Another fundamental dimension in the marital character of the Church is that of fruitfulness. Love received and given is not closed in on itself in the spousal relationship, but becomes creative and reproductive. In Genesis, which presents humanity made in the “image and likeness of God,” there is significant reference to being “male and female”: “God created man in his image; to the image of God he created him; male and female he created them” (1:27).

The distinction and reciprocity in the human couple are a sign of the love of God, not only as the basis of a vocation to communion, but also as directed to reproductive fruitfulness. It is not accidental that the Book of Genesis is structured around genealogies, which are the fruit of reproduction and give origin to the history within which God reveals himself. So one understands how the Church also, in the Spirit that animates her and unites her to Christ her Spouse, is gifted with intimate fruitfulness, thanks to which she continuously generates children of God in baptism and makes them grow to the fullness of Christ (see Galatians 4:19; Ephesians 4:13).

The Bride's Love for Christ

It is these children who constitute that “assembly of the firstborn who are enrolled in heaven,” destined to inhabit “Mount Zion and the city of the living God, the heavenly Jerusalem” (see Hebrews 12:21-23). Not for nothing are the last words of the book of Revelation an intense invocation addressed to Christ: “The Spirit and the Bride say, ‘Come!’” (Revelation 22:17), “Come, Lord Jesus” (22: 20). This is the final goal of the Church, which advances with confidence on her pilgrimage through history, even if often feeling near her, following the image in the book of Revelation, the hostile and furious presence of another feminine figure, “Babylon,” the “great Harlot” (see Revelation 17:1,5), who incarnates the “bestiality” of hatred, death and interior sterility.
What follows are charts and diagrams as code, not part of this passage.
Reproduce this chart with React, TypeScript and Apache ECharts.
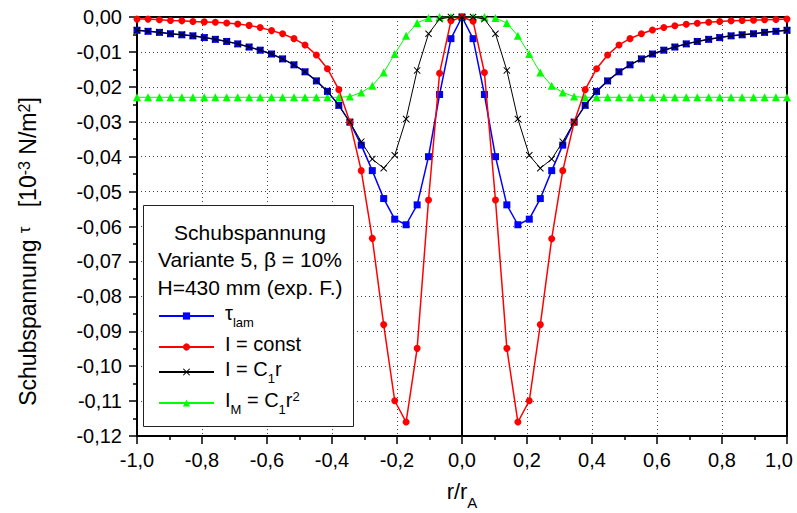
import React, { useEffect, useRef } from 'react';
import * as echarts from 'echarts';

const rValues = [
  -1.0, -0.966, -0.931, -0.897, -0.862, -0.828, -0.793, -0.759, -0.724, -0.69,
  -0.655, -0.621, -0.586, -0.552, -0.517, -0.483, -0.448, -0.414, -0.379, -0.345,
  -0.31, -0.276, -0.241, -0.207, -0.172, -0.138, -0.103, -0.069, -0.034, 0.0,
  0.034, 0.069, 0.103, 0.138, 0.172, 0.207, 0.241, 0.276, 0.31, 0.345,
  0.379, 0.414, 0.448, 0.483, 0.517, 0.552, 0.586, 0.621, 0.655, 0.69,
  0.724, 0.759, 0.793, 0.828, 0.862, 0.897, 0.931, 0.966, 1.0,
];

const tauLam = [
  -0.0038, -0.0041, -0.0044, -0.0048, -0.0051, -0.0054, -0.0059, -0.0064, -0.007, -0.0077,
  -0.0086, -0.0095, -0.0106, -0.012, -0.0137, -0.0157, -0.0183, -0.0213, -0.0253, -0.0301,
  -0.0367, -0.044, -0.052, -0.0579, -0.0595, -0.0538, -0.04, -0.0222, -0.0062, 0.0,
  -0.0062, -0.0222, -0.04, -0.0538, -0.0595, -0.0579, -0.052, -0.044, -0.0367, -0.0301,
  -0.0253, -0.0213, -0.0183, -0.0157, -0.0137, -0.012, -0.0106, -0.0095, -0.0086, -0.0077,
  -0.007, -0.0064, -0.0059, -0.0054, -0.0051, -0.0048, -0.0044, -0.0041, -0.0038,
];

const iConst = [
  -0.0006, -0.0006, -0.0008, -0.001, -0.0011, -0.0013, -0.0014, -0.0015, -0.0017, -0.002,
  -0.0024, -0.003, -0.0039, -0.0048, -0.0062, -0.008, -0.0109, -0.0148, -0.0208, -0.0301,
  -0.044, -0.0634, -0.0881, -0.1099, -0.116, -0.0949, -0.0524, -0.0161, -0.0011, 0.0,
  -0.0012, -0.0159, -0.0524, -0.0949, -0.116, -0.1099, -0.0881, -0.0635, -0.044, -0.0302,
  -0.0208, -0.0148, -0.0109, -0.008, -0.0062, -0.0048, -0.0037, -0.003, -0.0025, -0.0021,
  -0.0018, -0.0015, -0.0013, -0.0011, -0.001, -0.0009, -0.0008, -0.0007, -0.0006,
];

const iC1r = [
  -0.0038, -0.0041, -0.0044, -0.0048, -0.0051, -0.0054, -0.0059, -0.0064, -0.007, -0.0077,
  -0.0086, -0.0095, -0.0106, -0.012, -0.0137, -0.0157, -0.0183, -0.0213, -0.0253, -0.0301,
  -0.0357, -0.0407, -0.0433, -0.0396, -0.0292, -0.0153, -0.0048, -0.0006, 0.0, 0.0,
  0.0, -0.0006, -0.0048, -0.0153, -0.0292, -0.0396, -0.0433, -0.0407, -0.0357, -0.0301,
  -0.0253, -0.0213, -0.0183, -0.0157, -0.0137, -0.012, -0.0106, -0.0095, -0.0086, -0.0077,
  -0.007, -0.0064, -0.0059, -0.0054, -0.0051, -0.0048, -0.0044, -0.0041, -0.0038,
];

const iMC1r2 = [
  -0.023, -0.023, -0.023, -0.023, -0.023, -0.023, -0.023, -0.023, -0.023, -0.023,
  -0.023, -0.023, -0.023, -0.023, -0.023, -0.023, -0.023, -0.023, -0.023, -0.0228,
  -0.0216, -0.0197, -0.0159, -0.0106, -0.0054, -0.0017, -0.0003, 0.0, 0.0, 0.0,
  0.0, 0.0, -0.0003, -0.0017, -0.0054, -0.0106, -0.0159, -0.0197, -0.0216, -0.0228,
  -0.023, -0.023, -0.023, -0.023, -0.023, -0.023, -0.023, -0.023, -0.023, -0.023,
  -0.023, -0.023, -0.023, -0.023, -0.023, -0.023, -0.023, -0.023, -0.023,
];

const boxTitleLines = ['Schubspannung', 'Variante 5, β = 10%', 'H=430 mm (exp. F.)'];

const legendLabels: Record<string, string> = {
  tauLam: '{m|τ}{s|lam}',
  iConst: '{m|I = const}',
  iC1r: '{m|I = C}{s|1}{m|r}',
  iMC1r2: '{m|I}{s|M}{m| = C}{s|1}{m|r}{p|2}',
};

const FONT = 'Arial, "Liberation Sans", sans-serif';

const richStyles = (size: number) => ({
  m: { fontSize: size, fontFamily: FONT, color: '#000', lineHeight: size + 6, verticalAlign: 'top' },
  t: { fontSize: size - 6, fontFamily: FONT, color: '#000', lineHeight: size + 6, verticalAlign: 'top' },
  s: { fontSize: size - 7, fontFamily: FONT, color: '#000', lineHeight: size - 7, verticalAlign: 'top', padding: [size - 7, 0, 0, 0] },
  p: { fontSize: size - 7, fontFamily: FONT, color: '#000', lineHeight: size - 7, verticalAlign: 'top' },
  e: { fontSize: size, fontFamily: FONT, color: '#000', padding: [0, 16, 0, 0] },
});

const X_SYMBOL = 'path://M0,1 L1,0 L5,4 L9,0 L10,1 L6,5 L10,9 L9,10 L5,6 L1,10 L0,9 L4,5 Z';

export default function App() {
  const ref = useRef<HTMLDivElement>(null);
  useEffect(() => {
    const chart = echarts.init(ref.current!, null, { renderer: 'svg' });
    const pairs = (ys: number[]) => rValues.map((x, i) => [x, ys[i]]);
    const option: any = {
      animation: false,
      backgroundColor: '#fff',
      textStyle: { fontFamily: FONT },
      grid: { left: 137, right: 10, top: 17, bottom: 77, containLabel: false, outerBoundsMode: 'none' },
      xAxis: [
        {
          type: 'value',
          min: -1,
          max: 1,
          interval: 0.2,
          position: 'bottom',
          name: '{m|r/r}{s|A}',
          nameLocation: 'middle',
          nameGap: 44,
          nameTextStyle: { rich: richStyles(22) },
          axisLine: { show: true, onZero: false, lineStyle: { color: '#000', width: 2 } },
          axisTick: { show: true, inside: false, length: 8, lineStyle: { color: '#000', width: 1.5 } },
          minorTick: { show: true, splitNumber: 2, length: 4, lineStyle: { color: '#000', width: 1.5 } },
          axisLabel: {
            margin: 14,
            fontSize: 20,
            fontFamily: FONT,
            color: '#000',
            rich: richStyles(20),
            formatter: (v: number) => {
              const s = v.toFixed(1).replace('.', ',').replace('-0,0', '0,0');
              return v >= 0.999 ? `{e|${s}}` : s;
            },
          },
          splitLine: { show: true, lineStyle: { color: '#444', width: 1, type: [1, 3] } },
        },
        {
          type: 'value',
          min: -1,
          max: 1,
          position: 'top',
          axisLine: { show: true, onZero: false, lineStyle: { color: '#000', width: 2 } },
          axisTick: { show: false },
          axisLabel: { show: false },
          splitLine: { show: false },
        },
      ],
      yAxis: [
        {
          type: 'value',
          min: -0.12,
          max: 0,
          interval: 0.01,
          position: 'left',
          name: '{m|Schubspannung }{t|τ}{m|   [10}{p|-3}{m| N/m}{p|2}{m|]}',
          nameLocation: 'middle',
          nameGap: 92,
          nameTextStyle: { rich: richStyles(23), padding: [0, 50, 0, 0] },
          axisLine: { show: true, onZero: false, lineStyle: { color: '#000', width: 2 } },
          axisTick: { show: true, inside: false, length: 8, lineStyle: { color: '#000', width: 1.5 } },
          minorTick: { show: true, splitNumber: 2, length: 4, lineStyle: { color: '#000', width: 1.5 } },
          axisLabel: {
            margin: 15,
            fontSize: 20,
            fontFamily: FONT,
            color: '#000',
            formatter: (v: number) => {
              const s = v.toFixed(2).replace('.', ',');
              return s === '-0,00' ? '0,00' : s;
            },
          },
          splitLine: { show: true, lineStyle: { color: '#444', width: 1, type: [1, 3] } },
        },
        {
          type: 'value',
          min: -0.12,
          max: 0,
          position: 'right',
          axisLine: { show: true, onZero: false, lineStyle: { color: '#000', width: 2 } },
          axisTick: { show: false },
          axisLabel: { show: false },
          splitLine: { show: false },
        },
      ],
      legend: {
        orient: 'vertical',
        left: 158,
        top: 303,
        padding: 0,
        itemGap: 5,
        itemWidth: 55,
        itemHeight: 9,
        z: 20,
        data: ['tauLam', 'iConst', 'iC1r', 'iMC1r2'],
        formatter: (name: string) => legendLabels[name],
        textStyle: { fontSize: 20, fontFamily: FONT, color: '#000', padding: [0, 0, 0, 6], rich: richStyles(20) },
      },
      graphic: [
        {
          type: 'rect',
          z: 15,
          shape: { x: 143.5, y: 205.5, width: 210, height: 221 },
          style: { fill: '#fff', stroke: '#222', lineWidth: 1 },
        },
        ...boxTitleLines.map((t, i) => ({
          type: 'text',
          z: 16,
          x: 250,
          y: 232 + i * 27.5,
          style: {
            text: t,
            fill: '#000',
            font: `21px ${FONT}`,
            align: 'center',
            verticalAlign: 'middle',
          },
        })),
      ],
      series: [
        {
          name: 'tauLam',
          type: 'line',
          z: 3,
          data: pairs(tauLam),
          symbol: 'rect',
          symbolSize: 7,
          itemStyle: { color: '#0000ff' },
          lineStyle: { color: '#0000ff', width: 1.5 },
        },
        {
          name: 'iConst',
          type: 'line',
          z: 4,
          data: pairs(iConst),
          symbol: 'circle',
          symbolSize: 7,
          itemStyle: { color: '#ff0000' },
          lineStyle: { color: '#ff0000', width: 1.5 },
        },
        {
          name: 'iC1r',
          type: 'line',
          z: 5,
          data: pairs(iC1r),
          symbol: X_SYMBOL,
          symbolSize: 7,
          itemStyle: { color: '#000' },
          lineStyle: { color: '#000', width: 1 },
        },
        {
          name: 'iMC1r2',
          type: 'line',
          z: 2,
          data: pairs(iMC1r2),
          symbol: 'triangle',
          symbolSize: 8,
          itemStyle: { color: '#00ff00' },
          lineStyle: { color: '#00ff00', width: 1 },
          markLine: {
            silent: true,
            symbol: 'none',
            label: { show: false },
            lineStyle: { color: '#000', width: 2, type: 'solid' },
            data: [{ xAxis: 0 }],
          },
        },
      ],
    };
    chart.setOption(option);
    return () => chart.dispose();
  }, []);
  return <div ref={ref} style={{ position: 'fixed', left: 0, top: 0, width: 797, height: 513 }} />;
}
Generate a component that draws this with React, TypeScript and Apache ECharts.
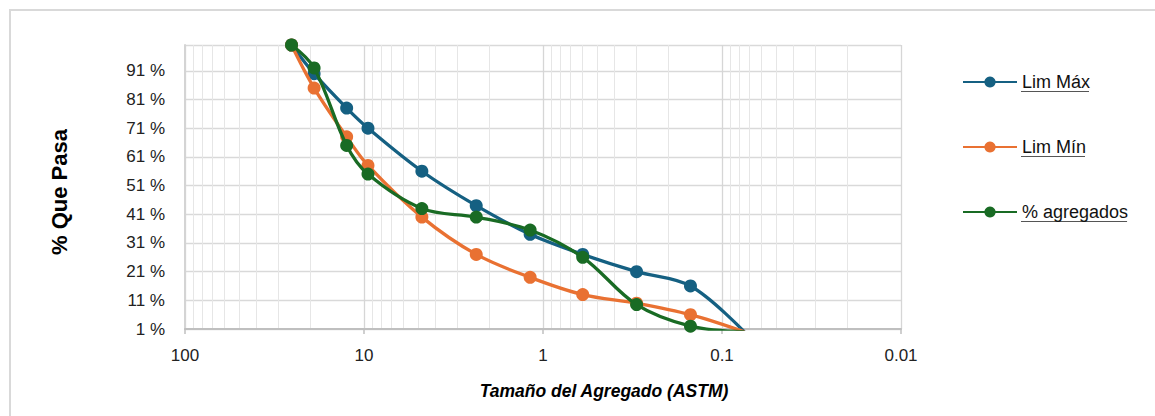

Looking to her goal, the Church cultivates “the hope of the eternal Kingdom, that is brought about by participation in the life of the Trinity. The Holy Spirit, given to the Apostles as the Counselor, is the guardian and animator of this hope in the heart of the Church” (Dominum et Vivificantem, No. 66). So, let us ask God to grant his Church to always be the custodian of hope throughout history, radiant as the Woman of the Apocalypse “clothed with the sun, with the moon under her feet, and on her head a crown of twelve stars” (Revelation 12:1).